Developing new techniques: While current techniques for analyzing fake and real news are effective, there may be new techniques that could be developed to improve accuracy and efficiency. For example, researchers could explore the use of natural languages processing techniques, such as topic modelling or entity recognition, to identify patterns in news articles.
Combining multiple techniques: Rather than relying on a single technique for analyzing fake and real news, future work could involve combining multiple techniques to improve accuracy and reliability. For example, machine learning algorithms could be combined with manual content analysis to improve classification accuracy.

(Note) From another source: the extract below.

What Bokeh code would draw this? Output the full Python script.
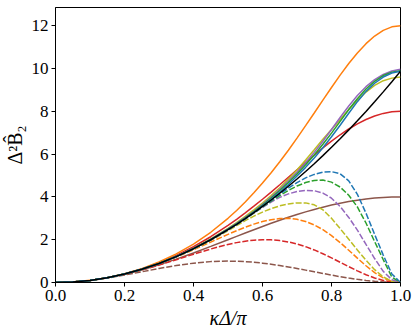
from bokeh.plotting import figure
from bokeh.models import Range1d, FixedTicker
from bokeh.embed import file_html
from bokeh.resources import INLINE

# kappa*Delta/pi
x = [0.0, 0.05, 0.10, 0.15, 0.20, 0.25, 0.30, 0.35, 0.40, 0.45, 0.50, 0.525, 0.55, 0.575,
     0.60, 0.625, 0.65, 0.675, 0.70, 0.725, 0.75, 0.775, 0.80, 0.825, 0.85, 0.875, 0.90,
     0.925, 0.95, 0.975, 1.0]

exact = [0, .0247, .0987, .2221, .3948, .6169, .8883, 1.2090, 1.5791, 1.9986, 2.4674, 2.7203,
         2.9856, 3.2631, 3.5531, 3.8553, 4.1699, 4.4969, 4.8361, 5.1877, 5.5517, 5.9279, 6.3165,
         6.7175, 7.1308, 7.5564, 7.9944, 8.4447, 8.9073, 9.3823, 9.8696]

brown_solid = [0, .0246, .0979, .2180, .3820, .5858, .8244, 1.0920, 1.3820, 1.6871, 2.0, 2.157,
               2.3129, 2.467, 2.618, 2.765, 2.908, 3.045, 3.1756, 3.299, 3.4142, 3.521, 3.618,
               3.706, 3.782, 3.848, 3.9021, 3.945, 3.9754, 3.994, 4.0]
brown_dashed = [0, .0245, .0955, .2061, .3455, .5, .6545, .7939, .9045, .9755, 1.0, .9938, .9755,
                .9455, .9045, .8536, .7939, .7271, .6545, .5783, .5, .4218, .3455, .2728, .2061,
                .1466, .0955, .0544, .0245, .0062, 0]

red_solid = [0, .0247, .0991, .2241, .4011, .6321, .9192, 1.2646, 1.6705, 2.1380, 2.6667, 2.9529,
             3.2535, 3.5666, 3.8916, 4.2259, 4.5688, 4.9157, 5.2658, 5.6136, 5.9561, 6.2883,
             6.6053, 6.9031, 7.1731, 7.4128, 7.6178, 7.7822, 7.9020, 7.9760, 8.0]
red_dashed = [0, .0246, .0979, .2178, .3810, .5822, .8136, 1.0647, 1.3217, 1.5667, 1.7778, 1.8630,
              1.9303, 1.9766, 1.9986, 1.9938, 1.9596, 1.8950, 1.7998, 1.6745, 1.5218, 1.3457,
              1.1513, .9464, .7417, .5441, .3641, .2117, .0968, .0239, 0]

orange_solid = [0, .0247, .0995, .2262, .4079, .6492, .9558, 1.3350, 1.7955, 2.3471, 3.0, 3.3672,
                3.7637, 4.1891, 4.6447, 5.1290, 5.6429, 6.1819, 6.7459, 7.3274, 7.9222, 8.5208,
                9.1136, 9.6903, 10.2308, 10.7255, 11.1602, 11.5166, 11.7809, 11.9462, 12.0]
orange_dashed = [0, .0246, .0987, .2219, .3940, .6141, .8797, 1.1866, 1.5269, 1.8880, 2.25, 2.4224,
                 2.5834, 2.7267, 2.8467, 2.9369, 2.9896, 2.9970, 2.9534, 2.8533, 2.6920, 2.4702,
                 2.1918, 1.8654, 1.5080, 1.1391, .7812, .4641, .2156, .0538, 0]

olive_solid = [0, .0247, .099, .222, .397, .621, .895, 1.221, 1.600, 2.035, 2.53, 2.80, 3.09, 3.39,
               3.71, 4.06, 4.43, 4.83, 5.26, 5.72, 6.20, 6.69, 7.15, 7.62, 8.08, 8.51, 8.90, 9.21,
               9.43, 9.55, 9.60]
olive_dashed = [0, .0247, .0987, .222, .394, .615, .882, 1.197, 1.560, 1.965, 2.42, 2.66, 2.89,
                3.10, 3.29, 3.45, 3.58, 3.67, 3.72, 3.72, 3.63, 3.40, 3.00, 2.52, 2.02, 1.52, 1.04,
                0.60, 0.26, 0.06, 0]

purple_solid = [0, .0247, .099, .222, .396, .619, .891, 1.214, 1.588, 2.013, 2.50, 2.76, 3.04,
                3.33, 3.65, 3.99, 4.35, 4.74, 5.15, 5.60, 6.08, 6.60, 7.15, 7.71, 8.25, 8.74, 9.15,
                9.48, 9.72, 9.88, 9.96]
purple_dashed = [0, .0247, .0987, .222, .395, .617, .887, 1.206, 1.572, 1.985, 2.46, 2.71, 2.97,
                 3.24, 3.51, 3.76, 3.98, 4.14, 4.25, 4.30, 4.29, 4.18, 3.94, 3.55, 3.04, 2.45, 1.78,
                 1.12, 0.52, 0.13, 0]

green_solid = [0, .0247, .0988, .222, .396, .618, .890, 1.212, 1.585, 2.008, 2.49, 2.75, 3.02,
               3.31, 3.62, 3.95, 4.30, 4.67, 5.07, 5.50, 5.96, 6.46, 6.98, 7.53, 8.08, 8.59, 9.04,
               9.40, 9.67, 9.83, 9.90]
green_dashed = [0, .0247, .0987, .222, .395, .617, .888, 1.208, 1.576, 1.993, 2.465, 2.72, 2.98,
                3.25, 3.53, 3.80, 4.06, 4.30, 4.51, 4.67, 4.77, 4.79, 4.69, 4.46, 4.08, 3.53, 2.78,
                1.91, 1.07, 0.25, 0]

blue_solid = [0, .0247, .0988, .222, .395, .618, .889, 1.211, 1.583, 2.005, 2.48, 2.73, 3.00, 3.28,
              3.58, 3.89, 4.22, 4.58, 4.98, 5.38, 5.82, 6.30, 6.81, 7.35, 7.91, 8.45, 8.93, 9.31,
              9.60, 9.79, 9.87]
blue_dashed = [0, .0247, .0987, .222, .395, .617, .888, 1.209, 1.578, 1.997, 2.467, 2.72, 2.985,
               3.26, 3.55, 3.84, 4.13, 4.41, 4.67, 4.89, 5.05, 5.16, 5.18, 5.08, 4.75, 4.12, 3.24,
               2.25, 1.28, 0.40, 0]

x_ticks = [0.0, 0.2, 0.4, 0.6, 0.8, 1.0]
x_tick_labels = ["0.0", "0.2", "0.4", "0.6", "0.8", "1.0"]
y_ticks = [0, 2, 4, 6, 8, 10, 12]
y_tick_labels = ["0", "2", "4", "6", "8", "10", "12"]

series = [
    ("#8c564b", brown_solid, brown_dashed),
    ("#d62728", red_solid, red_dashed),
    ("#ff7f0e", orange_solid, orange_dashed),
    ("#bcbd22", olive_solid, olive_dashed),
    ("#9467bd", purple_solid, purple_dashed),
    ("#2ca02c", green_solid, green_dashed),
    ("#1f77b4", blue_solid, blue_dashed),
]

p = figure(width=416, height=334, x_range=Range1d(0, 1), y_range=Range1d(0, 12.85),
           output_backend="svg", toolbar_location=None,
           min_border_left=52, min_border_right=16, min_border_top=7, min_border_bottom=52)
p.background_fill_color = "white"
p.border_fill_color = "white"
p.grid.visible = False
p.outline_line_color = "black"
p.outline_line_width = 1

for color, solid, dashed in series:
    p.line(x, solid, line_color=color, line_width=1.5)
    p.line(x, dashed, line_color=color, line_width=1.5, line_dash="6 2")
p.line(x, exact, line_color="black", line_width=1.5)

FONT = "Liberation Serif, DejaVu Serif, serif"
p.xaxis.ticker = FixedTicker(ticks=x_ticks, minor_ticks=[])
p.xaxis.major_label_overrides = {t: l for t, l in zip(x_ticks, x_tick_labels)}
p.yaxis.ticker = FixedTicker(ticks=y_ticks, minor_ticks=[])
p.yaxis.major_label_overrides = {t: l for t, l in zip(y_ticks, y_tick_labels)}
for ax in (p.xaxis[0], p.yaxis[0]):
    ax.axis_line_color = "black"
    ax.major_tick_line_color = "black"
    ax.major_tick_out = 4
    ax.major_tick_in = 0
    ax.minor_tick_out = 0
    ax.minor_tick_in = 0
    ax.major_label_text_font = FONT
    ax.major_label_text_font_size = "17px"
    ax.major_label_text_color = "black"
    ax.major_label_standoff = 3
    ax.axis_label_text_font = FONT
    ax.axis_label_text_font_size = "20px"
    ax.axis_label_text_color = "black"
    ax.axis_label_standoff = 3

p.xaxis.axis_label = "κΔ/π"
p.xaxis.axis_label_text_font_style = "italic"
p.yaxis.axis_label = "Δ²B\u0302\u2082"
p.yaxis.axis_label_text_font_style = "normal"

open("out.html", "w").write(file_html(p, INLINE))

Assessing impact: While data analysis of fake and real news can provide insights into the prevalence and characteristics of fake news, future work could explore the impact of fake news on individuals and society as a whole. This could involve studying the effects of exposure to fake news on attitudes, beliefs, and behaviours.
Developing countermeasures: Finally, future work could focus on developing effective strategies and countermeasures for combating the spread of fake news. This could involve developing educational programs to help individuals identify fake news, or developing algorithms and tools to automatically detect and flag fake news articles.